By Michael D. Koppel, CPA, PFS, CITP, MBA
Retired Partner at Gray, Gray & Gray
January 2015
The title of this article is taken from the 1943 Broadway musical, Oklahoma. But it may also be applied to a very important tax concept that also originated with a musical great from an earlier decade.
In 1930, songwriter George M. Cohan went to tax court to dispute the denial of deductions for business entertainment and travel expenses. The IRS had denied the deduction because Cohan had kept no records of his spending. The resulting decision has been a benchmark for such cases in which taxpayers who are unable to produce records of actual expenditures may rely on reasonable estimates provided there is some factual basis for it. The decision read, in part, “Absolute certainty in such matters is usually impossible and is not necessary; the Board should make as close an approximation as it can, bearing heavily if it chooses upon the taxpayer whose inexactitude is of his own making.”
It is important to remember that unless the tax rules require a certain level of documentation a taxpayer is allowed to substantiate the deduction through other methods. But that does not absolve the taxpayer from complying with the rules when there are specific requirements. This was demonstrated very clearly in the 2014 case of David H. Garza v. Commissioner U.S. Tax Court. David Garza claimed business travel expenses in relation to his employment, but was unable to produce detailed, written logs of the expenses with specific business reasons for each expenditure.
The decision in this case demonstrates that certain expenses require very detailed documentation in order to be deducted, even if the court believes they are legitimate deductions. As the court said “Nevertheless, while we believe that petitioner had business travel expenses in relation to his employment, the Court must heed the strict substantiation requirements of section 274(d). See, e.g., DeLima v. Commissioner, at *16 (finding with no doubt that the taxpayer used a vehicle for business purposes, yet having no choice but to deny the vehicle expense deduction because she failed to follow the requirements of section 274(d) and its related regulations).”
This is where “all er nothing” comes into play. You can’t keep a partial record and guess at the rest. Unless you can document in detail all of your business-related expenses (as outlined in the strict substantiation requirements of IRC section 274(d)), the IRS is very likely going to deny all of the deductions.
IRC 274(d) identifies four different classes of expenses:
- 274(d)(1) – traveling expense (including meals and lodging while away from home)
- 274(d)(2) – any item with respect to an activity which is of a type generally considered to constitute entertainment, amusement, or recreation, or with respect to a facility used in connection with such an activity
- 274(d)(3) – business gifts (still limited to $25)
- 274(d)(4) – any listed property (as defined in section 280F(d)(4))
The last class – Sec. 280F(d)(4) &ndash covers assets that are used by the vast majority of closely held businesses. This includes any passenger car or other vehicle used for transportation, property of a type generally used for purposes of entertainment, recreation or amusement, any computer or peripheral equipment, and any other property of a type specified by the Secretary by regulations.

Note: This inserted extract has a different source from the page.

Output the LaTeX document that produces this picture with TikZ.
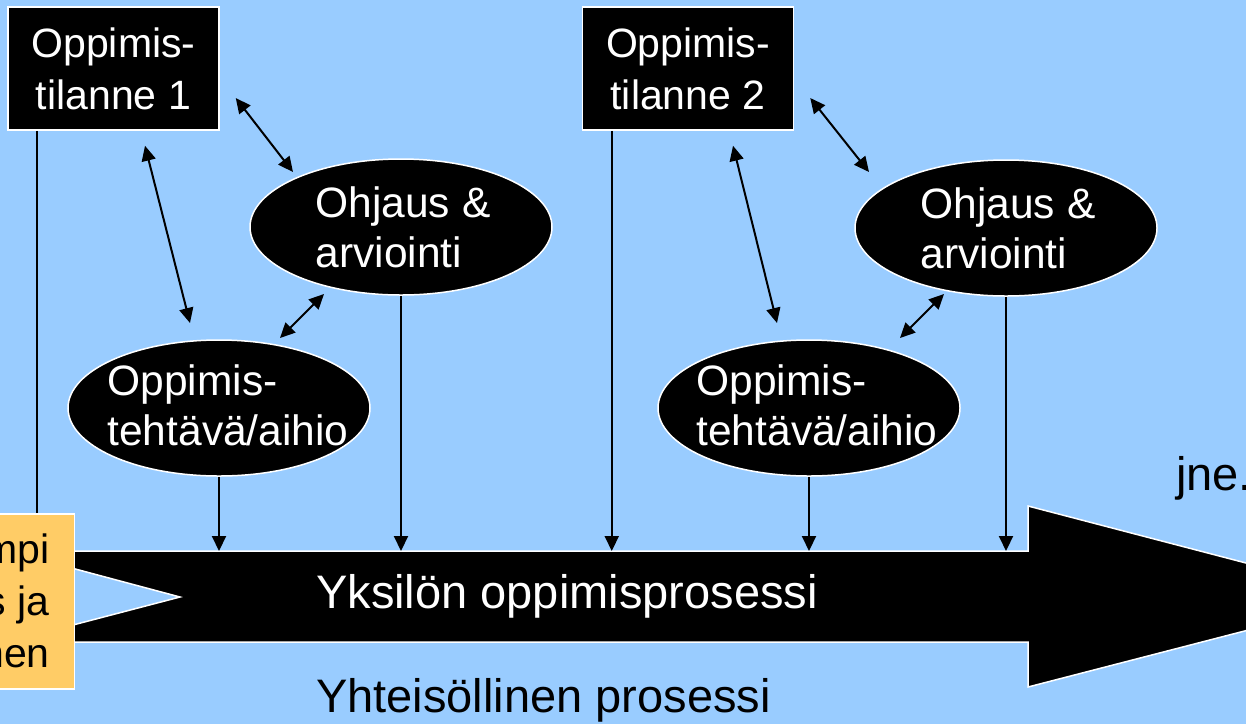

Please note that certain vehicles that cannot be used for personal use, other than a de minimus amount, are exempted from the substantiation requirements. However, it is important for businesses to discuss vehicles such as trucks, vans and SUVs with a qualified tax professional to determine if they are exempt.
So what qualifies as “substantiation” of business travel and entertainment expenses?
The regulations require “adequate records or by sufficient evidence corroborating the taxpayer’s own statement (A) the amount of such expense or other item, (B) the time and place of the travel, entertainment, amusement, recreation or use of the facility or property, or the date and description of the gift, (C) the business purpose of the expense or other item, and (D) the business relationship to the taxpayer of persons entertained, using the facility or property, or receiving the gift.”
Please don’t get the impression from the above paragraph that “a taxpayer’s own statement” is going to carry much weight. As we have seen in Garza and other cases, the IRS and the courts want to see contemporaneous records with the details listed above before they will allow a deduction.
Other cases leading up to and following the 2014 Garza case have also demonstrated the importance of keeping detailed contemporaneous records for business vehicles that can be used for personal use. While these cases do not create new tax law, they provide the IRS with more than enough ammunition for disallowing all of this type of expense if any deduction is not fully documented.
Taxpayers and their tax advisors need to understand that this documentation is required to take a deduction on a tax return. The courts and the IRS will not allow any deduction without this documentation.